Ah, yes, the (in)famous 567. It could be quite good at what it was designed
to do. The datasheets and application documentation were actually very
helpful. Being TTL compatible they stressed the power supply with current
spikes so a bunch of caps were needed on the supply buss near the chip.
Their main limitation was the TC of the external timing resistors and caps.
They would often take 14 or more cycles of the incoming tone to detect it,
especially if this tone was nearly 180 degrees out from the free running
frequency of the 567 PLL. (There was a kluge around this using two 567's
running in quadrature and OR-ing their outputs.)
As someone mentioned they are fairly level sensitive to the incoming tone.
And they had problems with sub-harmonics.
Their outputs could chatter giving multiple tone counts, not a good idea
driving TTL logic. This often occurred when the level of the incoming tone
was near the detection threshold or when a tone near the natural PLL
frequency was present. (Like the 103.5% difference in adjacent CTCSS tones
for example.)
I used the 567s successfully to decode various tones used in commercial
broadcast applications but these tones were fairly widely spaced. And many,
many hours of R&D were involved to tame them.
This was in the middle to later 1970's when the 567 was new technology. I
would not dream of using them for anything serious today.
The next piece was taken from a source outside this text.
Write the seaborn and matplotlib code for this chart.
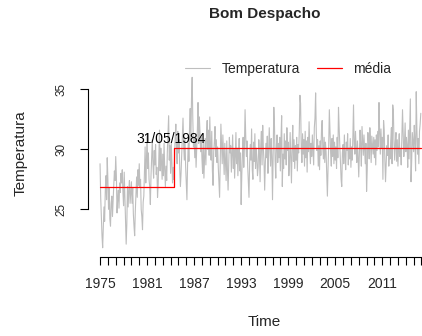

There are much
better options available. Ebay often has decoders for under $30, sometimes
less than $20.
73,
Al, K9SI
CTCSS Encoder/Decoder
Posted by: "James" [email protected] ka2ajh
Date: Thu May 6, 2010 7:36 am ((PDT))
Hi Guys,
We have been experimenting with building CTCSS Units using the 567 Tone Chip
and good components, i.e. Caps, multi turn pots etc. The stability is not
good in my opinion. We will set it to 107.2 and the next time you check it
is off enough to where it won't decode until it is re-tuned slightly. I am
wondering what your experiences may have been with this CTCSS Chip. Many
articles say they work well with the addition of a stable voltage regulator,
so we added a five volt regulator, no difference in stability. Any comments
and experiences with this and other chips would be appreciated. The
availability of CTCSS Chips seems limited.